Print them exactly: the lines from the beginning of the entries below through the line that contains "import * as d3 from 'd3';", and only those, with the pictures left out.

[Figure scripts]
==================================================

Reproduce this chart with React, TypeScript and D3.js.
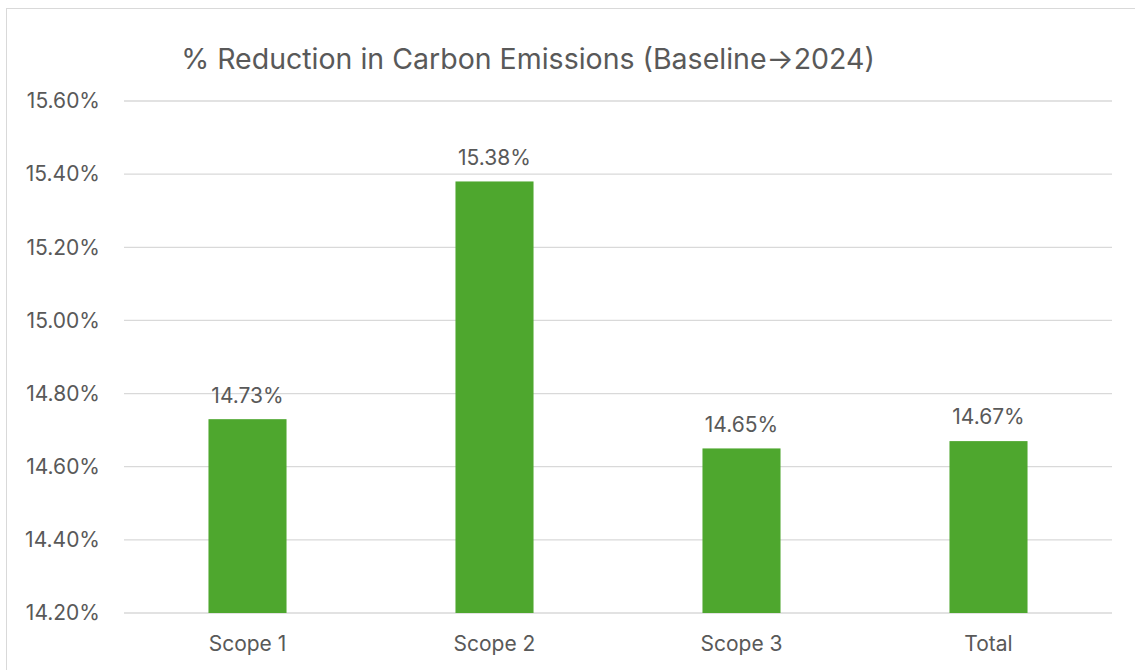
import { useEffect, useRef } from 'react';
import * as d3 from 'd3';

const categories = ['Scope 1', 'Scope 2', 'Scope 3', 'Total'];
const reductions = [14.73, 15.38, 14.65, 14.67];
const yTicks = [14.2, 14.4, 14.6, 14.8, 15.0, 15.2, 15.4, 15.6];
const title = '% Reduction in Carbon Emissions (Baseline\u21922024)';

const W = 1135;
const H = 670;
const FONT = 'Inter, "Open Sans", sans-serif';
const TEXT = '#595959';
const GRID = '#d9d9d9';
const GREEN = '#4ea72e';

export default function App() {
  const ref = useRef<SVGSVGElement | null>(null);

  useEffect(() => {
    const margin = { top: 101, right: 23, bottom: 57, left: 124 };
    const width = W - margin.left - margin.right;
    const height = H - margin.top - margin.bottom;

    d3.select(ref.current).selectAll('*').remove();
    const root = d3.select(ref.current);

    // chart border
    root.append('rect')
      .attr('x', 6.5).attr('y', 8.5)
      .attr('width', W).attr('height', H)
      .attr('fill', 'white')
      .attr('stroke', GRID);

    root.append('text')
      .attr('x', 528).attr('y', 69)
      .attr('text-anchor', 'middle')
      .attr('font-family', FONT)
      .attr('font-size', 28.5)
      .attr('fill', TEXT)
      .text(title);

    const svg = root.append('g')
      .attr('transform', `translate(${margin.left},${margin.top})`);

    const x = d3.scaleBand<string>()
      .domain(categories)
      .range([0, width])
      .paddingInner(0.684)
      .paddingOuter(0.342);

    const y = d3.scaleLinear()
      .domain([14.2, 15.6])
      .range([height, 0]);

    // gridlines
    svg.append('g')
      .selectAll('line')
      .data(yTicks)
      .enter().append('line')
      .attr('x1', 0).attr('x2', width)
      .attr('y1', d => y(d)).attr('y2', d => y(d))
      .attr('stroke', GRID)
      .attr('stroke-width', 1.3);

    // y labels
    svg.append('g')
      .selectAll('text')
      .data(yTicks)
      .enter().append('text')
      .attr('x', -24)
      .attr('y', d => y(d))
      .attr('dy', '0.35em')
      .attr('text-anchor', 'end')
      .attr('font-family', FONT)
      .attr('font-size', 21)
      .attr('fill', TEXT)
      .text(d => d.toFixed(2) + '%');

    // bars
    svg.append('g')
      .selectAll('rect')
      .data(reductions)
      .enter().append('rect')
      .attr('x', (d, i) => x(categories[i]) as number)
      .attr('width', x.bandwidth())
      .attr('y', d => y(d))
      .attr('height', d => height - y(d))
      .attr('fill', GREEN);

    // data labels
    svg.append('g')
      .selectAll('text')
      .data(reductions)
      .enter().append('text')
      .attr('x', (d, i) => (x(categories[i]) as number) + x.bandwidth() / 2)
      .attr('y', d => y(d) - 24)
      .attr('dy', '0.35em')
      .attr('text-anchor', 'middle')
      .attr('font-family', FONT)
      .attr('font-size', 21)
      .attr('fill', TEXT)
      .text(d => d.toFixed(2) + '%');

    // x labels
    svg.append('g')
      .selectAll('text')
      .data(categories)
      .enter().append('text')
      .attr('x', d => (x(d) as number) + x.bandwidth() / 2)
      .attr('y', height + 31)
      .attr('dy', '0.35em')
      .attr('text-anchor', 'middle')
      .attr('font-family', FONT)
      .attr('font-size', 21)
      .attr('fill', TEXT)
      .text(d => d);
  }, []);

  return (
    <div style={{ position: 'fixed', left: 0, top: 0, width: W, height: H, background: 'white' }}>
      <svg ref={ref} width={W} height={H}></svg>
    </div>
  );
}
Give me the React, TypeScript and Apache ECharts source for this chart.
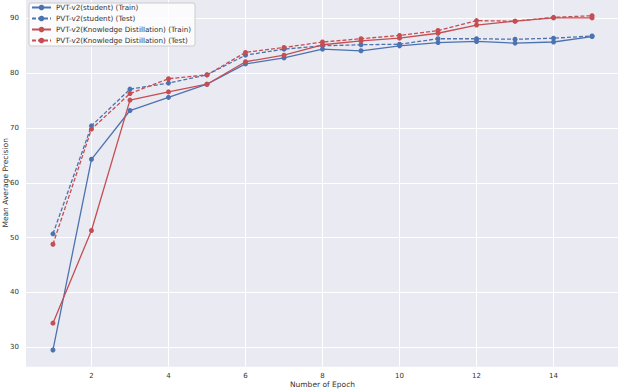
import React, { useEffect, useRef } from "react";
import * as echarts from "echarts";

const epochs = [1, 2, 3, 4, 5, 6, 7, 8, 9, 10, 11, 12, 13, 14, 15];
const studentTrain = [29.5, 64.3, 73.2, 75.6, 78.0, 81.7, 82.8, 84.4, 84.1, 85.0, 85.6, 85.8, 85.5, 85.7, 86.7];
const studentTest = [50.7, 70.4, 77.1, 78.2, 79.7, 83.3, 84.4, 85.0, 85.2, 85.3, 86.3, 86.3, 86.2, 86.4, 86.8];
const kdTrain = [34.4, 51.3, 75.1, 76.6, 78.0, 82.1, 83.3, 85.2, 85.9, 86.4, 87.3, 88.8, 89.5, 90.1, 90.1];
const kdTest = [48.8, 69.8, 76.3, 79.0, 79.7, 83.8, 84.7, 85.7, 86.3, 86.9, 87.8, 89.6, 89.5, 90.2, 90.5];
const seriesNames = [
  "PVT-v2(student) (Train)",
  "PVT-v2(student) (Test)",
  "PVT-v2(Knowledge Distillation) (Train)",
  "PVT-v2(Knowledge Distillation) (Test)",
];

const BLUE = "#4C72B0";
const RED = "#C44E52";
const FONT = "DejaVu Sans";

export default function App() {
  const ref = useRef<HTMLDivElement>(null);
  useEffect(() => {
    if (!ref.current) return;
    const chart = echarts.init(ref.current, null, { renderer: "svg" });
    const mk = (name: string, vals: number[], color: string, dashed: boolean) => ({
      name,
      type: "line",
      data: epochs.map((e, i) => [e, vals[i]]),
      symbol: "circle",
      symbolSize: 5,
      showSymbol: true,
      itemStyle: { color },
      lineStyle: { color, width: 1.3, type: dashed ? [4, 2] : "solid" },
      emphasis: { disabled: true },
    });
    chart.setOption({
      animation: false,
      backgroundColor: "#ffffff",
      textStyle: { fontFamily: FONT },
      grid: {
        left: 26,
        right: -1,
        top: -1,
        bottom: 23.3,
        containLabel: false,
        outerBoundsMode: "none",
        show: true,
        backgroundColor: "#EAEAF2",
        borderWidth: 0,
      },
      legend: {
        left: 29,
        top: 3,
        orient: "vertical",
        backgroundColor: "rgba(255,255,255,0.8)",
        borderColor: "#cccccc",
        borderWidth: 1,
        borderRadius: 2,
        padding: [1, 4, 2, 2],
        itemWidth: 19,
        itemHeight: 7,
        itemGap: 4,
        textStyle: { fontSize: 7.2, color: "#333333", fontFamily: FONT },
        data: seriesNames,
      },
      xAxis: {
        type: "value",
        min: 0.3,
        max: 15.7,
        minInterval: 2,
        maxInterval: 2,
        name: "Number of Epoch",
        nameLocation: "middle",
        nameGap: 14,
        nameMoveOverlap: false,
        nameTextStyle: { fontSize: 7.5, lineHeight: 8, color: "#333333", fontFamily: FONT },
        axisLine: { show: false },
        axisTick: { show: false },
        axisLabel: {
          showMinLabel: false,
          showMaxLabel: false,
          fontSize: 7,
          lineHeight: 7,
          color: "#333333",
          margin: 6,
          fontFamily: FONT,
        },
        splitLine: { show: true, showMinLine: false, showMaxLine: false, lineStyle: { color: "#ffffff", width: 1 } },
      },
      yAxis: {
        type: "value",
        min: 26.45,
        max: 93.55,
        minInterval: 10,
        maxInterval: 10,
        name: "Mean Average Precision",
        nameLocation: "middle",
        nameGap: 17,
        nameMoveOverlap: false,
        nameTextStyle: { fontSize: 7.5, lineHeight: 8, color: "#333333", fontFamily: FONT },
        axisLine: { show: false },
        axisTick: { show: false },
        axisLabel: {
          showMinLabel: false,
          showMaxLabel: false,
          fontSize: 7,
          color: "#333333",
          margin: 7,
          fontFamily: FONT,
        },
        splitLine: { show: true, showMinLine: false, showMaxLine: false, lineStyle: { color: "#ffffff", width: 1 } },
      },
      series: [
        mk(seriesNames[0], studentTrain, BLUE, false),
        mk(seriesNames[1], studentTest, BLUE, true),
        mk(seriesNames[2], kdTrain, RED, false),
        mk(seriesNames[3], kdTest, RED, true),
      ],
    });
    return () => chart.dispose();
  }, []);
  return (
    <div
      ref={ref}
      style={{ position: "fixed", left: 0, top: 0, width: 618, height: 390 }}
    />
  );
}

==================================================

_TASK RESULT_
Reproduce this chart with React, TypeScript and D3.js.
import { useEffect, useRef } from 'react';
import * as d3 from 'd3';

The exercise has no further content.